Lunedì 20 Maggio 2024
ALDO BAQUIS
Esteri

Scontro tra Biden e Netanyahu: "Stop alle armi americane se Israele invade Rafah". Ma Bibi tira dritto: avanti soli

Il presidente degli Stati Uniti si schiera contro l’operazione via terra e minaccia una reazione dura. I negoziatori lasciano il Cairo senza progressi, sospese le trattative per la tregua e il rilascio degli ostaggi.

"Se dovremo restare soli, resteremo soli. E se necessario, combatteremo con le unghie": così il premier Benjamin Netanyahu si è espresso ieri al Paese dopo aver appreso della decisione di Joe Biden di non fornire ad Israele altre armi offensive, se dovesse estendere le operazioni a Rafah. "Siamo alla vigilia dell’Anniversario della nostra indipendenza. 76 anni fa – ha ricordato Netanyahu – eravamo pochi contro molti. Non avevamo armi, c’era un embargo. Ma grazie alla forza del nostro spirito, all’eroismo e alla unità – riuscimmo a vincere. Oggi siamo molto più forti. E le nostre unghie sono molto più affilate. Con l’aiuto del Signore, vinceremo".

Parlando con la Cnn Biden ha comunque precisato che gli Stati Uniti continueranno ancora a puntellare i sistemi di difesa israeliani, fra cui le batterie Iron Dome di intercettamento di razzi. Ma il suo intervento ha avuto un effetto immediato, e negativo. Le trattative per una tregua e per uno scambio di prigionieri sono state sospese, e i negoziatori di Hamas e di Israele hanno lasciato il Cairo senza aver registrato alcun progresso. Intanto la operazione a Rafah, ha poi confermato una fonte israeliana, andrà avanti. Nelle forze armate israeliane c’è viva preoccupazione per la critica svolta nella politica statunitense, che giunge in senso diametralmente opposto alla drammatica notte del 13 aprile quando l’aviazione di Israele assieme ad unità di Usa, Giordania, Gran Bretagna, Francia e di altri Paesi sventarono unite un attacco massiccio di missili e di droni iraniani contro lo Stato ebraico. In particolare, affermano ora fonti militari, "c’è da temere come un congelamento delle forniture militari Usa sarebbe interpretato nella Regione": in primo luogo a Teheran. Nel governo c’è anche chi teme che dopo le sanzioni militari, gli Stati Uniti possano adottare anche mosse politiche o diplomatiche a detrimento di Israele.

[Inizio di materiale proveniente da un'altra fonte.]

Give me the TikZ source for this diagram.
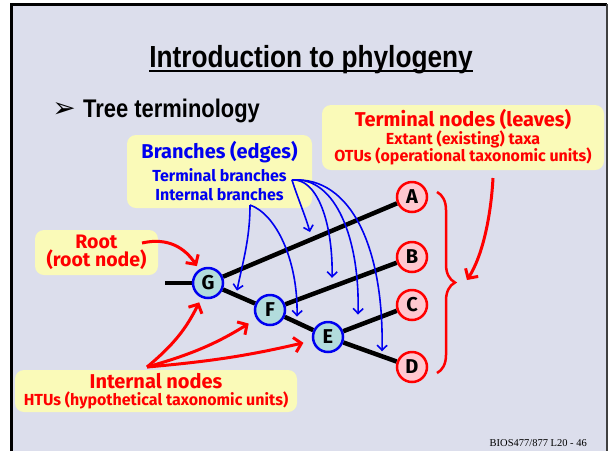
\documentclass[tikz,border=0pt]{standalone}
\usepackage{fontspec}
\setmainfont{Fira Sans}
\newfontfamily\condfont[FakeStretch=0.86]{Liberation Sans}
\newfontfamily\footfont{Liberation Serif}
\newfontfamily\symfont{DejaVu Sans}
\usetikzlibrary{arrows.meta, positioning, calc, backgrounds, decorations.pathreplacing}
\definecolor{SlideLavender}{HTML}{DCDEEC}
\definecolor{NoteYellow}{HTML}{FAFAB8}
\definecolor{NoteRed}{HTML}{FF0000}
\definecolor{NoteBlue}{HTML}{0000F0}
\definecolor{LeafPink}{HTML}{FFC8D0}
\definecolor{HtuTeal}{HTML}{B2DCDC}
\newcommand{\bignote}{\fontsize{20}{20}\selectfont}
\newcommand{\tightnote}{\lineskiplimit-20pt\relax}
\tikzset{
    % Boxes and texts
    notebox/.style={
        rectangle,
        rounded corners=9pt,
        fill=NoteYellow,
        draw=none,
        inner sep=0pt,
        align=center
    },
    rednote/.style={notebox, text=NoteRed},
    bluenote/.style={notebox, text=NoteBlue},
    % Tree nodes
    leafnode/.style={
        circle,
        draw=NoteRed,
        fill=LeafPink,
        line width=2.5pt,
        minimum size=30pt,
        inner sep=0pt,
        font=\bfseries\fontsize{20}{20}\selectfont
    },
    htunode/.style={
        circle,
        draw=NoteBlue,
        fill=HtuTeal,
        line width=2.5pt,
        minimum size=30pt,
        inner sep=0pt,
        font=\bfseries\fontsize{20}{20}\selectfont
    },
    % Lines and arrows
    treeedge/.style={line width=4.5pt, black},
    redarrow/.style={
        -{Straight Barb[length=7pt,width=15pt]},
        NoteRed,
        line width=3pt
    },
    bluearrow/.style={
        -{Straight Barb[length=5pt,width=10pt]},
        NoteBlue,
        line width=1.6pt
    },
    leafbrace/.style={
        decorate,
        decoration={brace, amplitude=18pt},
        NoteRed,
        line width=2.5pt
    }
}
\begin{document}
\begin{tikzpicture}[x=1pt, y=-1pt]
\useasboundingbox (0,0) rectangle (610,451);

% Title and heading
\node[anchor=base, inner sep=0pt, font=\condfont\bfseries\fontsize{30.5}{30.5}\selectfont] (title) at (311,67) {Introduction to phylogeny};
\draw[line width=2pt] ([yshift=-4pt]title.base west) -- ([yshift=-4pt]title.base east);
\node[anchor=base west, inner sep=0pt, font=\condfont\bfseries\fontsize{25.5}{25.5}\selectfont] (heading) at (83,117) {Tree terminology};
\node[left=7pt of heading, inner sep=0pt, font=\symfont\fontsize{28}{28}\selectfont] (bullet) {➢};

% Tree
\node[htunode] (G) at (208,283) {G};
\node[htunode] (F) at (270,310) {F};
\node[htunode] (E) at (328,337) {E};
\node[leafnode] (A) at (412,197) {A};
\node[leafnode] (B) at (412,257) {B};
\node[leafnode] (C) at (412,305) {C};
\node[leafnode] (D) at (412,367) {D};
\coordinate (stub) at (165,283);

\begin{scope}[on background layer]
    \fill[SlideLavender] (11,4) rectangle (608,451);
    \draw[line width=3pt] (11,451) -- (11,4) -- (607,4);
    \draw[line width=2pt, black!75] (607,4) -- (607,451);
    \draw[treeedge] (stub) -- (G);
    \draw[treeedge] (G) -- (A);
    \draw[treeedge] (G) -- (F);
    \draw[treeedge] (F) -- (B);
    \draw[treeedge] (F) -- (E);
    \draw[treeedge] (E) -- (C);
    \draw[treeedge] (E) -- (D);
\end{scope}

% Terminal nodes
\node[rednote, minimum width=282pt, minimum height=65pt,
      font=\bfseries\fontsize{16}{17.5}\selectfont\tightnote] (leafbox) at (463,137.5)
    {{\bignote Terminal nodes (leaves)}\\ Extant (existing) taxa\\ OTUs (operational taxonomic units)};
\coordinate (leaffoot) at (493,178);
\coordinate (bracetip) at (467,280);
\draw[leafbrace] (437,192) -- (437,373);
\draw[redarrow] (leaffoot) .. controls (491,215) and (483,255) .. (bracetip);

% Branches
\node[bluenote, minimum width=185pt, minimum height=73pt,
      font=\bfseries\fontsize{16}{19}\selectfont\tightnote] (branchbox) at (219.5,171.5)
    {{\bignote Branches (edges)}\\[4pt] Terminal branches\\ Internal branches};
\coordinate (termfoot) at (292,180);
\coordinate (intfoot) at (250,205);
\coordinate (ga) at ($(G)!0.5!(A)+(0,-8)$);
\coordinate (fb) at ($(F)!0.437!(B)+(0,-9)$);
\coordinate (ec) at ($(E)!0.357!(C)+(0,-11)$);
\coordinate (ed) at ($(E)!0.643!(D)+(0,-5)$);
\coordinate (gf) at ($(G)!0.468!(F)+(0,-5)$);
\coordinate (fe) at ($(F)!0.466!(E)+(0,-6)$);
\draw[bluearrow] (termfoot) .. controls (297,196) and (305,215) .. (ga);
\draw[bluearrow] (termfoot) .. controls (318,178) and (333,225) .. (fb);
\draw[bluearrow] (termfoot) .. controls (336,176) and (360,240) .. (ec);
\draw[bluearrow] (termfoot) .. controls (352,176) and (384,250) .. (ed);
\draw[bluearrow] (intfoot) .. controls (250,240) and (242,265) .. (gf);
\draw[bluearrow] (intfoot) .. controls (276,214) and (298,260) .. (fe);

% Root
\node[rednote, minimum width=123pt, minimum height=45pt,
      font=\bfseries\fontsize{19.5}{18}\selectfont\tightnote] (rootbox) at (96.5,252.5)
    {Root\\ (root node)};
\coordinate (rootfoot) at (142,243);
\draw[redarrow, shorten >=4pt] (rootfoot) .. controls (168,237) and (185,248) .. (G);

% Internal nodes
\node[rednote, minimum width=282pt, minimum height=42pt,
      font=\bfseries\fontsize{16}{17}\selectfont\tightnote] (htubox) at (156,391)
    {{\bignote Internal nodes}\\ HTUs (hypothetical taxonomic units)};
\coordinate (htufoot) at (147,367);
\draw[redarrow, shorten >=5pt] (htufoot) to[bend right=12] (G);
\draw[redarrow, shorten >=9pt] (htufoot) to[bend right=8] (F);
\draw[redarrow, shorten >=9pt] (htufoot) to[bend right=4] (E);

% Footer
\node[anchor=east, inner sep=0pt, font=\footfont\fontsize{10.5}{10.5}\selectfont] (footer) at (587,443) {BIOS477/877 L20 - 46};
\end{tikzpicture}
\end{document}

Già lunedì, parlando al Museo Yad Vashem di Gerusalemme nel Giorno dell’Olocausto, Netanyahu aveva detto: "Se dovremo restare soli, resteremo soli". Era tetro e prostrato. Il tono del suo intervento era improntato a pessimismo, a tratti quasi fatalistico. In questi giorni il premier appare sempre più isolato. Perfino l’Ungheria – il Paese europeo più vicino alla ideologia del Likud – ha trovato opportuno in questi giorni invitare Mahmud Ahmadinejad, l’ex presidente dell’Iran fautore dell’eliminazione dello Stato ebraico. Mentre Israele si appresta a celebrare l’Indipendenza, Netanyahu ha dato forfait a tre cerimonie centrali: forse anche nel timore di contestazioni come quella da lui patita lunedì a Yad Vashem.

La sua ostinazione a marciare adesso su Rafah (dopo che da oltre tre mesi le forze dell’esercito sono rimaste del tutto statiche dentro la Striscia) ha suscitato stupore non solo fra diversi analisti ma anche nell’ex capo di Stato maggiore, il generale Aviv Cochavi. "Non abbiamo alcun modo di liberare i nostri ostaggi – ha stabilito – se non accettando un accordo che interrompa i combattimenti".

Dunque l’esercito dovrebbe fermarsi. Altri comandanti, in forma privata, rilevano che Hamas sta gradualmente recuperando il controllo della situazione sul terreno nelle zone di Gaza che l’esercito ha abbandonato. In assenza di soluzioni diplomatiche, temono, lo stesso potrebbe accadere un giorno anche al valico di Rafah.